さて、この補題を使って会合の原理から第2会合の原理を証明しよう。今、2つの事象が2つの光の経路で表わせたとしよう。簡単のため、その経
図A.2
路は図A.2のようにそれぞれ3つの光の軌跡で構成されているとしよう。経路(1)は光の軌跡の空間ベクトル\(\overrightarrow{\mathrm{H_{1}}},\overrightarrow{\mathrm{H_{2}}},\overrightarrow{\mathrm{H_{3}}}\)で、経路(2)は\(\overrightarrow{\mathrm{G_{1}}},\overrightarrow{\mathrm{G_{2}}},\overrightarrow{\mathrm{G_{3}}}\)で構成されているとしよう。そして、それぞれ2番目の光の軌跡が経路に逆行しているとしよう。経路(1)の時間的距離は \[ |\overrightarrow{\mathrm{H_{1}}}|-|\overrightarrow{\mathrm{H_{2}}}|+|\overrightarrow{\mathrm{H_{3}}}| \] であり、経路(2)の時間的距離は \[ |\overrightarrow{\mathrm{G_{1}}}|-|\overrightarrow{\mathrm{G_{2}}}|+|\overrightarrow{\mathrm{G_{3}}}| \] である。この光の経路は始点と終点で、もう一方の経路と会合しており、光の経路の折れ点では、光の経路の定義より、会合している。よって、この2つの光の経路をぐるっと一周して1つの光の経路と考えると、全ての折れ点で会合していることになる。補題より、となり合う光の軌跡は会合という事実を崩さずに交換できるので、順次交換を繰り返せば、この光の経路は折れ点での会合という事実を崩さずに、各軌跡を並べ替えることができる。
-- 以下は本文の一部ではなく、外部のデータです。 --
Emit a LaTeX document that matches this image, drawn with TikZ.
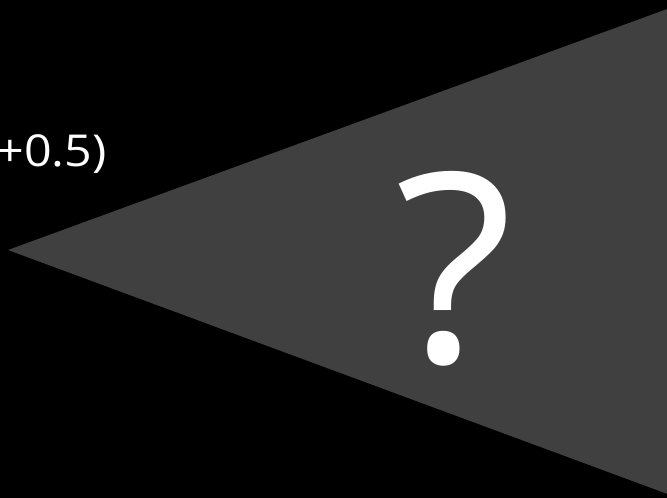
\documentclass[tikz,border=0pt]{standalone}
\usepackage{fontspec}
\setmainfont{Open Sans}
\definecolor{tri}{RGB}{64,64,64}
\begin{document}
\begin{tikzpicture}[x=1pt,y=-1pt,
  lbl/.style={text=white,inner sep=0pt,font=\fontsize{44}{44}\selectfont},
  qm/.style={text=white,inner sep=0pt,font=\fontsize{264}{264}\selectfont}]
\fill[black] (0,0) rectangle (667,498);
\useasboundingbox (0,0) rectangle (667,498);
\fill[tri] (8,250) -- (700,-3) -- (700,506) -- cycle;
\node[lbl,anchor=base east,xscale=1.1] (t) at (107,166) {+0.5)};
\node[qm,anchor=base,xscale=1.04] (q) at (454,362) {?};
\end{tikzpicture}
\end{document}
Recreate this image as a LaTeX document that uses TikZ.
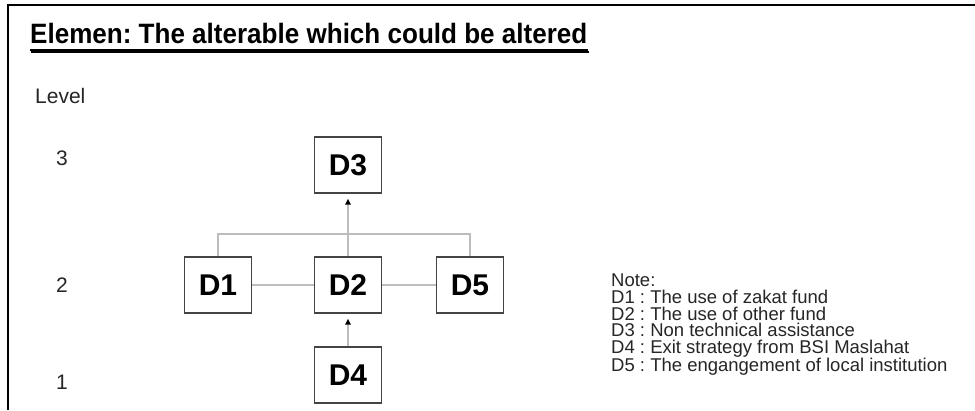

それで、経路(1)の逆行軌跡である\(\overrightarrow{\mathrm{H_{2}}}\)を経路(2)の方にもっていこう。\(\overrightarrow{\mathrm{H_{2}}}\)は経路(1)から見れば逆行しているが、経路(2)から見れば順行しているからである。同じ理由で経路(2)の逆行軌跡である\(\overrightarrow{\mathrm{G_{2}}}\)を経路(1)にもっていこう。すると光の軌跡は、図A.2のように\(\overrightarrow{\mathrm{H_{1}}},\overrightarrow{\mathrm{H_{3}}},\overrightarrow{\mathrm{G_{2}}}\)と\(\overrightarrow{\mathrm{G_{1}}},\overrightarrow{\mathrm{G_{3}}},\overrightarrow{\mathrm{H_{2}}}\)という順行のみから構成できる。この新しい2つの光の経路は終点で会合しているので、会合の原理(b)より距離は互いに等しくなければならない。すなわち \[ |\overrightarrow{\mathrm{H_{1}}}|+|\overrightarrow{\mathrm{H_{3}}}|+|\overrightarrow{\mathrm{G_{2}}}|= |\overrightarrow{\mathrm{G_{1}}}|+|\overrightarrow{\mathrm{G_{3}}}|+|\overrightarrow{\mathrm{H_{2}}}| \] でなければならない。ということは、実は元の2つの経路の時間的距離が等しかった、つまり \[ |\overrightarrow{\mathrm{H_{1}}}|-|\overrightarrow{\mathrm{H_{2}}}|+|\overrightarrow{\mathrm{H_{3}}}|= |\overrightarrow{\mathrm{G_{1}}}|-|\overrightarrow{\mathrm{G_{2}}}|+|\overrightarrow{\mathrm{G_{3}}}| \] であったということである。今の議論は、光の経路が3個の軌跡で構成されてなく、何個で構成されていても成り立つことである。よって、2つの事象を2つの光の経路で表わせるなら、その2つの光の経路の時間的距離は等しくなければならないという第2会合の原理(b)が証明されたことになる。会合の原理より、会合の原理(b)が証明されたので、今までの議論より、会合の原理(a)、(b)、第2会合の原理(a)、(b)という4つの原理すべてが同等であることが証明されたことになる(図A.3)。
図A.3
A.2 ガリレオ変換により、会合の原理が満たされなくなってしまうこと
この付録では、S系で会合の原理を満たしているとき、その軌跡をガリレオ変換でS'系に変換した場合、会合の原理を満たさないことを示す。座標系は第2.9節で設定したものを使う。S系において、X軸方向に光を発し、1mで反射して元の位置に戻る光の経路と、Y軸の正の向きに光を発し1m進んで反射し元の位置に戻る光の経路を考える(図A.4)。 この光の軌跡をS'系
図A.4
で考えよう。X'軸の正の向きに進む光の軌跡は \[ 1-v \] 負の方向に進む光の軌跡は \[ 1+v \] で計2mである。一方Y'軸の正の向きに進む光は \[ \sqrt{1+v^2} \] 負の向きに進む光も \[ \sqrt{1+v^2} \] 計\(2\sqrt{1+v^2}\)となり、2つの光の移動距離が異なってしまう。